On August 6, 1945 I was eight years old. I remember very clearly the horror I felt and how I cried. It was difficult to imagine that a human being could be capable of inflicting so much pain.
In the news they repeated the refrain that it was the only way to bring the Japanese to reason. Nuclear reaction, that could have provided humanity a source of energy, had been transformed into the deadliest of bombs. It was said that as early as 1939 Einstein had spoken with President Roosevelt concerning the possibility of fabricating very powerful bombs.
The problem that triggered the employment of the first nuclear bomb, as well as the second bomb that was released over Nagasaki three days later, was the same that we suffer today: the struggle for world domination.

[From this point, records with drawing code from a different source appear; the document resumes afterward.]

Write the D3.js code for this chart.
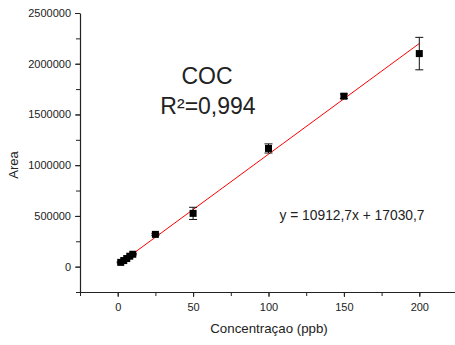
<!DOCTYPE html>
<html lang="pt">
  <head>
    <meta charset="utf-8" />
    <title>COC calibration</title>
    <script src="https://d3js.org/d3.v7.min.js"></script>
    <style>
      body { margin: 0; background: #fff; }
      text { font-family: "Liberation Sans", Arial, sans-serif; fill: #222; }
      .axis path, .axis line { stroke: #222; }
    </style>
  </head>
  <body>
    <svg width="455" height="345"></svg>
    <script>
      const conc = [2, 4, 6, 8, 10, 25, 50, 100, 150, 200];
      const area = [42000, 60000, 80000, 103000, 122000, 318000, 525000, 1165000, 1680000, 2100000];
      const errs = [5000, 5000, 5000, 5000, 6000, 10000, 60000, 45000, 22000, 160000];
      const slope = 10912.7;
      const intercept = 17030.7;
      const xTicks = [0, 50, 100, 150, 200];
      const yTicks = [0, 500000, 1000000, 1500000, 2000000, 2500000];

      const svg = d3.select("svg");
      const x = d3.scaleLinear().domain([-25, 225]).range([80, 457]);
      const y = d3.scaleLinear().domain([-250000, 2500000]).range([292, 13]);

      // minor ticks
      svg.append("g").attr("class", "axis").attr("transform", "translate(0,292)")
        .call(d3.axisBottom(x).tickValues(d3.range(-25, 226, 25)).tickSize(4).tickFormat(""))
        .call(g => g.select(".domain").remove());
      svg.append("g").attr("class", "axis").attr("transform", "translate(80,0)")
        .call(d3.axisLeft(y).tickValues(d3.range(-250000, 2500001, 250000)).tickSize(4).tickFormat(""))
        .call(g => g.select(".domain").remove());

      const xAxis = svg.append("g").attr("class", "axis").attr("transform", "translate(0,292)")
        .call(d3.axisBottom(x).tickValues(xTicks).tickSize(5).tickSizeOuter(0).tickPadding(6));
      const yAxis = svg.append("g").attr("class", "axis").attr("transform", "translate(80,0)")
        .call(d3.axisLeft(y).tickValues(yTicks).tickSize(5).tickSizeOuter(0).tickPadding(4).tickFormat(d3.format("d")));
      xAxis.selectAll("text").attr("font-size", 11);
      yAxis.selectAll("text").attr("font-size", 11);
      svg.selectAll(".domain").attr("stroke-width", 1.2);

      // fit line
      svg.append("line")
        .attr("x1", x(conc[0])).attr("y1", y(slope * conc[0] + intercept))
        .attr("x2", x(200)).attr("y2", y(slope * 200 + intercept))
        .attr("stroke", "red").attr("stroke-width", 1);

      const pts = conc.map((c, i) => ({ c, a: area[i], e: errs[i] }));

      // error bars
      const eb = svg.append("g").attr("stroke", "#111").attr("stroke-width", 1);
      pts.forEach(d => {
        eb.append("line").attr("x1", x(d.c)).attr("x2", x(d.c))
          .attr("y1", y(d.a - d.e)).attr("y2", y(d.a + d.e));
        [d.a - d.e, d.a + d.e].forEach(v => {
          eb.append("line").attr("x1", x(d.c) - 4).attr("x2", x(d.c) + 4)
            .attr("y1", y(v)).attr("y2", y(v));
        });
      });

      svg.append("g").selectAll("rect").data(pts).join("rect")
        .attr("x", d => x(d.c) - 3.5).attr("y", d => y(d.a) - 3.5)
        .attr("width", 7).attr("height", 7).attr("fill", "#000");

      svg.append("text").attr("x", 207).attr("y", 84).attr("text-anchor", "middle")
        .attr("font-size", 23).text("COC");
      svg.append("text").attr("x", 208).attr("y", 114).attr("text-anchor", "middle")
        .attr("font-size", 23).text("R²=0,994");
      svg.append("text").attr("x", 352).attr("y", 220).attr("text-anchor", "middle")
        .attr("font-size", 13.8).text("y = 10912,7x + 17030,7");

      svg.append("text").attr("transform", "translate(18,165) rotate(-90)")
        .attr("text-anchor", "middle").attr("font-size", 13).text("Area");
      svg.append("text").attr("x", 269).attr("y", 333).attr("text-anchor", "middle")
        .attr("font-size", 13.3).text("Concentraçao (ppb)");
    </script>
  </body>
</html>
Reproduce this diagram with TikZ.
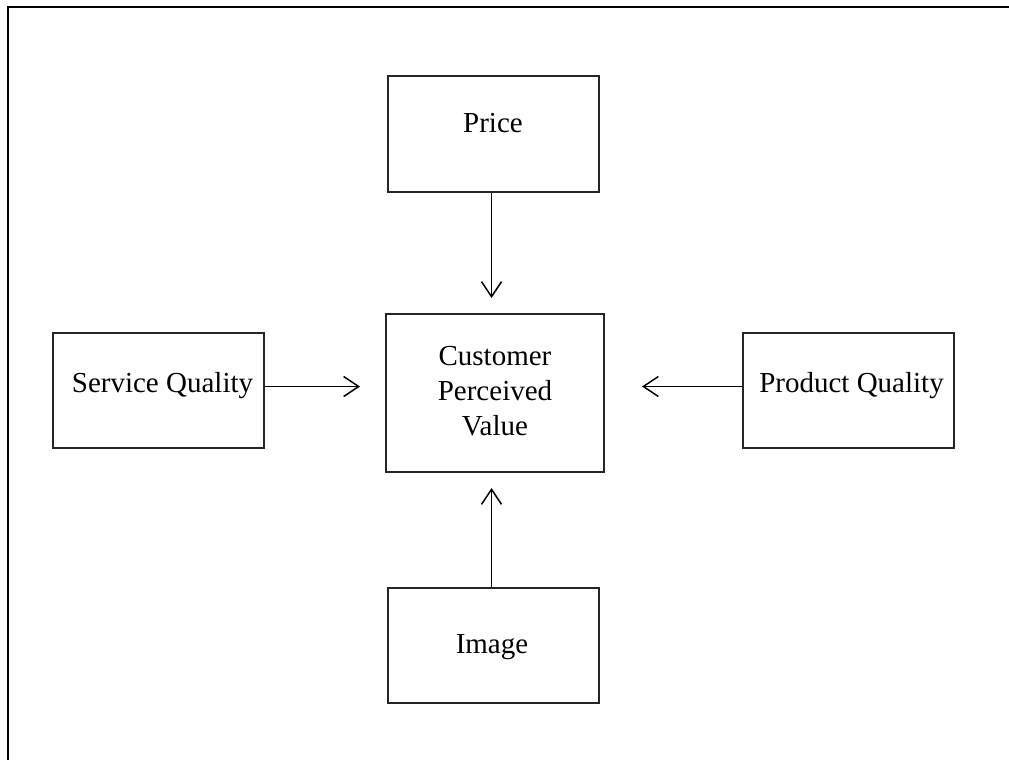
\documentclass[tikz,border=0pt]{standalone}
\usepackage{fontspec}
\setmainfont{Liberation Serif}
\usetikzlibrary{arrows.meta}
\begin{document}
\begin{tikzpicture}[x=1pt,y=-1pt,
  box/.style={draw=black!85, line width=1.8pt, rectangle, inner sep=0pt},
  txt/.style={inner sep=0pt, anchor=base, font=\fontsize{29}{35}\selectfont},
  conn/.style={line width=1.5pt, -{Straight Barb[length=15pt,width=20pt,line width=1.5pt]}}]
\useasboundingbox (0,0) rectangle (1009,760);
% frame
\coordinate (fa) at (8,760);
\coordinate (fb) at (8,7);
\coordinate (fc) at (1009,7);
\draw[line width=2pt] (fa) -- (fb) -- (fc);
% boxes
\node[box, minimum width=211pt, minimum height=116pt] (price) at (493.5,134) {};
\node[box, minimum width=218pt, minimum height=158pt] (cpv) at (495,393) {};
\node[box, minimum width=211pt, minimum height=115pt] (sq) at (158.5,390.5) {};
\node[box, minimum width=211pt, minimum height=115pt] (pq) at (848.5,390.5) {};
\node[box, minimum width=211pt, minimum height=115pt] (img) at (493.5,645.5) {};
% texts
\node[txt] (pricet) at (493,132) {Price};
\node[txt] (cpv1) at (495,365) {Customer};
\node[txt] (cpv2) at (495,400) {Perceived};
\node[txt] (cpv3) at (495,435) {Value};
\node[txt] (sqt) at (162.5,392) {Service Quality};
\node[txt] (pqt) at (851.5,392) {Product Quality};
\node[txt] (imgt) at (492,653) {Image};
% connectors
\coordinate (pout) at ([xshift=-2pt]price.south);
\coordinate (pin) at (pout |- 0,298);
\draw[conn] (pout) -- (pin);
\coordinate (sout) at ([yshift=4pt]sq.east);
\coordinate (sin) at (360,0 |- sout);
\draw[conn] (sout) -- (sin);
\coordinate (qout) at ([yshift=4pt]pq.west);
\coordinate (qin) at (642,0 |- qout);
\draw[conn] (qout) -- (qin);
\coordinate (iout) at ([xshift=-2pt]img.north);
\coordinate (iin) at (iout |- 0,488);
\draw[conn] (iout) -- (iin);
\end{tikzpicture}
\end{document}
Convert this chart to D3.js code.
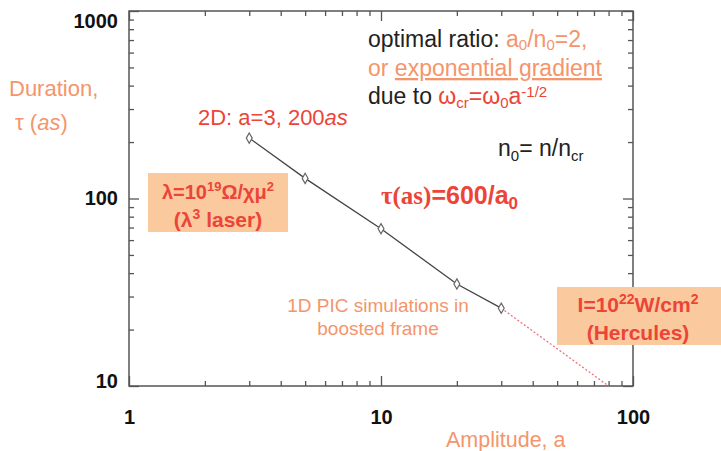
<!DOCTYPE html>
<html><head><meta charset="utf-8">
<script src="https://cdn.jsdelivr.net/npm/d3@7"></script>
<style>
body{margin:0;background:#fff}
svg{font-family:"Liberation Sans",Arial,Helvetica,sans-serif}
</style></head>
<body><svg id="c" width="721" height="451"></svg>
<script>
// ---- data ----
const amplitude = [3, 5, 10, 20, 30];
const duration = [210, 128, 69, 35, 26];
const extrapAmplitude = [30, 80];
const extrapDuration = [26, 10];
const xMajorTicks = [1, 10, 100];
const yMajorTicks = [10, 100, 1000];
const xMinorTicks = [2,3,4,5,6,7,8,9,20,30,40,50,60,70,80,90];
const yMinorTicks = [20,30,40,50,60,70,80,90,200,300,400,500,600,700,800,900];

const ORANGE = "#f4956b", RED = "#ec4438", DARK = "#222", BOX = "#fac99d", AX = "#555";

const svg = d3.select("#c");
const x = d3.scaleLog().domain([1, 100]).range([129, 633]);
const y = d3.scaleLog().domain([10, 1000]).range([386, 11]);
const X0 = 129, X1 = 633, Y0 = 386, Y1 = 11;

// frame
svg.append("rect").attr("x", X0).attr("y", Y1).attr("width", X1 - X0).attr("height", Y0 - Y1)
  .attr("fill", "none").attr("stroke", AX).attr("stroke-width", 1.5);

function styleAxis(g){ g.select(".domain").remove(); g.selectAll(".tick line").attr("stroke", AX).attr("stroke-width", 1.3); }

// bottom major with labels
const gb = svg.append("g").attr("transform", `translate(0,${Y0})`)
  .call(d3.axisBottom(x).tickValues(xMajorTicks).tickSize(-10).tickPadding(24).tickFormat(d3.format("d")));
styleAxis(gb);
gb.selectAll("text").attr("font-size", 20).attr("font-weight", "bold").attr("fill", "#111").attr("font-family", "Liberation Sans, Arial");
svg.append("g").attr("transform", `translate(0,${Y0})`)
  .call(d3.axisBottom(x).tickValues(xMinorTicks).tickSize(-5).tickFormat("")).call(styleAxis);
// top mirrored
svg.append("g").attr("transform", `translate(0,${Y1})`)
  .call(d3.axisTop(x).tickValues(xMajorTicks).tickSize(-10).tickFormat("")).call(styleAxis);
svg.append("g").attr("transform", `translate(0,${Y1})`)
  .call(d3.axisTop(x).tickValues(xMinorTicks).tickSize(-5).tickFormat("")).call(styleAxis);

// left major with labels
const gl = svg.append("g").attr("transform", `translate(${X0},0)`)
  .call(d3.axisLeft(y).tickValues(yMajorTicks).tickSize(-10).tickPadding(11).tickFormat(d3.format("d")));
styleAxis(gl);
gl.selectAll("text").attr("font-size", 20).attr("font-weight", "bold").attr("fill", "#111").attr("font-family", "Liberation Sans, Arial")
  .attr("dy", d => d === 1000 ? "0.8em" : d === 10 ? "0.05em" : "0.32em");
svg.append("g").attr("transform", `translate(${X0},0)`)
  .call(d3.axisLeft(y).tickValues(yMinorTicks).tickSize(-5).tickFormat("")).call(styleAxis);
// right mirrored
svg.append("g").attr("transform", `translate(${X1},0)`)
  .call(d3.axisRight(y).tickValues(yMajorTicks).tickSize(-10).tickFormat("")).call(styleAxis);
svg.append("g").attr("transform", `translate(${X1},0)`)
  .call(d3.axisRight(y).tickValues(yMinorTicks).tickSize(-5).tickFormat("")).call(styleAxis);

// extrapolation dotted line
const line = d3.line().x(d => x(d[0])).y(d => y(d[1]));
svg.append("path").datum(extrapAmplitude.map((a, i) => [a, extrapDuration[i]]))
  .attr("d", line).attr("fill", "none").attr("stroke", "#f0707a").attr("stroke-width", 1.3).attr("stroke-dasharray", "2,2");

// simulation line
const pts = amplitude.map((a, i) => [a, duration[i]]);
svg.append("path").datum(pts).attr("d", line).attr("fill", "none").attr("stroke", "#444").attr("stroke-width", 1.3);
svg.selectAll("path.pt").data(pts).join("path").attr("class", "pt")
  .attr("transform", d => `translate(${x(d[0])},${y(d[1])})`)
  .attr("d", d3.symbol(d3.symbolDiamond, 30)())
  .attr("fill", "#fff").attr("stroke", "#666").attr("stroke-width", 1.2);

// axis titles
svg.append("text").attr("x", 9).attr("y", 96).attr("font-size", 22).attr("fill", ORANGE).text("Duration,");
const tt = svg.append("text").attr("x", 15).attr("y", 130).attr("font-size", 22).attr("fill", ORANGE);
tt.append("tspan").text("τ (");
tt.append("tspan").attr("font-style", "italic").text("as");
tt.append("tspan").text(")");
svg.append("text").attr("x", 446).attr("y", 447).attr("font-size", 21.5).attr("fill", ORANGE).text("Amplitude, a");

// 2D label
const t2 = svg.append("text").attr("x", 198).attr("y", 125).attr("font-size", 22).attr("fill", RED);
t2.append("tspan").text("2D: a=3, 200");
t2.append("tspan").attr("font-style", "italic").text("as");

// formula
const tf = svg.append("text").attr("x", 381).attr("y", 204).attr("font-size", 25).attr("font-weight", "bold").attr("fill", RED);
tf.append("tspan").attr("font-family", "Liberation Serif, Times New Roman, serif").text("τ(as)");
tf.append("tspan").text("=600/a");
tf.append("tspan").attr("font-size", 17).attr("dy", 5).text("0");

// 1D PIC text
svg.append("text").attr("x", 378).attr("y", 312).attr("text-anchor", "middle").attr("font-size", 19).attr("fill", ORANGE).text("1D PIC simulations in");
svg.append("text").attr("x", 378).attr("y", 335).attr("text-anchor", "middle").attr("font-size", 19).attr("fill", ORANGE).text("boosted frame");

// top right annotations
const SUB = 15;
const l1 = svg.append("text").attr("x", 368).attr("y", 47).attr("font-size", 23).attr("fill", DARK);
l1.append("tspan").text("optimal ratio: ");
l1.append("tspan").attr("fill", ORANGE).text("a");
l1.append("tspan").attr("fill", ORANGE).attr("font-size", SUB).attr("dy", 3).text("0");
l1.append("tspan").attr("fill", ORANGE).attr("dy", -3).text("/n");
l1.append("tspan").attr("fill", ORANGE).attr("font-size", SUB).attr("dy", 3).text("0");
l1.append("tspan").attr("fill", ORANGE).attr("dy", -3).text("=2,");

const l2 = svg.append("text").attr("x", 368).attr("y", 76).attr("font-size", 23).attr("fill", ORANGE);
l2.append("tspan").text("or ");
l2.append("tspan").attr("text-decoration", "underline").text("exponential gradient");

const l3 = svg.append("text").attr("x", 368).attr("y", 104).attr("font-size", 23).attr("fill", DARK);
l3.append("tspan").text("due to ");
l3.append("tspan").attr("fill", RED).text("ω");
l3.append("tspan").attr("fill", RED).attr("font-size", SUB).attr("dy", 4).text("cr");
l3.append("tspan").attr("fill", RED).attr("dy", -4).text("=ω");
l3.append("tspan").attr("fill", RED).attr("font-size", SUB).attr("dy", 4).text("0");
l3.append("tspan").attr("fill", RED).attr("dy", -4).text("a");
l3.append("tspan").attr("fill", RED).attr("font-size", SUB).attr("dy", -7).text("-1/2");

const l4 = svg.append("text").attr("x", 498).attr("y", 156).attr("font-size", 23).attr("fill", DARK);
l4.append("tspan").text("n");
l4.append("tspan").attr("font-size", SUB).attr("dy", 5).text("0");
l4.append("tspan").attr("dy", -5).text("= n/n");
l4.append("tspan").attr("font-size", SUB).attr("dy", 5).text("cr");

// boxes
svg.append("rect").attr("x", 148).attr("y", 173).attr("width", 140).attr("height", 59).attr("fill", BOX);
const b1 = svg.append("text").attr("x", 218).attr("y", 199).attr("text-anchor", "middle").attr("font-size", 20).attr("font-weight", "bold").attr("fill", RED);
b1.append("tspan").text("λ=10");
b1.append("tspan").attr("font-size", 13).attr("dy", -8).text("19");
b1.append("tspan").attr("dy", 8).text("Ω/χμ");
b1.append("tspan").attr("font-size", 13).attr("dy", -8).text("2");
const b1b = svg.append("text").attr("x", 218).attr("y", 227).attr("text-anchor", "middle").attr("font-size", 21).attr("font-weight", "bold").attr("fill", RED);
b1b.append("tspan").text("(λ");
b1b.append("tspan").attr("font-size", 14).attr("dy", -8).text("3");
b1b.append("tspan").attr("dy", 8).text(" laser)");

svg.append("rect").attr("x", 557).attr("y", 287).attr("width", 164).attr("height", 58).attr("fill", BOX);
const b2 = svg.append("text").attr("x", 638).attr("y", 312).attr("text-anchor", "middle").attr("font-size", 21).attr("font-weight", "bold").attr("fill", RED);
b2.append("tspan").text("I=10");
b2.append("tspan").attr("font-size", 14).attr("dy", -8).text("22");
b2.append("tspan").attr("dy", 8).text("W/cm");
b2.append("tspan").attr("font-size", 14).attr("dy", -8).text("2");
svg.append("text").attr("x", 638).attr("y", 340).attr("text-anchor", "middle").attr("font-size", 21).attr("font-weight", "bold").attr("fill", RED).text("(Hercules)");
</script></body></html>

Japan’s territorial expansion was a policy that logically, the U.S. could not allow to continue unchallenged. The ensuing American blockade, similar to the embargo that the U.S. has maintained against Cuba for several decades, involved the implementation of a wide range of trade sanctions and significantly reduced the export of petroleum to Japan. As a country prepared to open itself to world, Japan rejected the imposed conditions and initiated hostilities, attacking the U.S. naval base in Pearl Harbor in December, 1941, a hard blow that deeply humiliated the Americans. In the face of this ignominy, the United States fabricated the first nuclear weapons through a program headed by J. Robert Oppenheimer known as The Manhattan Project. When Harry Truman inherited the leadership of the most powerful country in the world following Franklin D. Roosevelt’s death in April 1945, he maintained the nuclear policy of his predecessor.
The first bomb was tested in New Mexico on July 14 and without any prior evaluation of the consequences, on the 6th and 9th of August, nuclear bombs were dropped over Hiroshima and Nagasaki.
The strange, mushroom-shaped clouds that billowed over these Japanese cities would cause the immediate death of more than 200,000 people and provoke lifelong after effects in the populations of the surrounding zones. The fallout would be responsible for hundreds of thousands of cases of leukemia and other forms of cancer; diseases that would, over time, be genetically transmitted in populations within the affected zones.
Are armaments the only effective deterrents that governments can implement? The law of the jungle, by which the strongest and most powerful are the victors, still pervades. But victors in what sense? What, or who, reaps benefits from the grim harvest of human lives? Of what good are scientific advances that extend life if the same blind powers always decide that human lives are theirs to dispose of? As Federico Mayor Zaragoza has said, it is time to change our behavior. When a grave crisis affects humanity as a whole, the first step to take must be to modify attitudes and change these obsessions for domination, possession and authority. We must replace bombs with words through dialogue and negotiation.
We cannot accept the words of anyone who tells us that terror can only be fought with terror and rage.
Not everyone is qualified for a seat at a negotiating table, but there are capable individuals, who through their lifelong dedication to the noble work of negotiation have demonstrated its effectiveness. We cannot allow the conflagration of bombs to consume our hearts or destroy our hope.
I will be a member of the core team of the World March for Peace and Nonviolence that will circle the globe; making its way through 90 countries on six continents and calling out in a united voice for nuclear disarmament, the withdrawal of invading troops from occupied territories and the progressive and proportional reduction of conventional arms. To this list of goals I would add the end of arms production, the signing of non-aggression pacts between countries, and the renunciation of war as a sole means of conflict resolution by all governments.
Many of us are convinced that another way of negotiating peace is possible. As common citizens we desire to live in peace and harmony, but those who believe themselves to be the masters of the world and all that Mother Earth offers each and every one of us to enjoy, do not let us. Now the time has come for citizens to make their voices heard all over the world. No more useless deaths in Afghanistan, Iran, Iraq, Palestine, Israel, Colombia or Africa, in whose wake a select few to revel in their power and amass wealth. I recall the words of the great artist Oswaldo Guayasamín, who said, “The world will not achieve peace while frontiers, flags and national anthems still exist.” The world is the common heritage of all of us. Uniting our voices, we will protect our hearts from the searing flames of conflict and hate and come together in an embrace that resonates with the beating of our hearts. Let’s protest for a world of dignity, a world of human beings.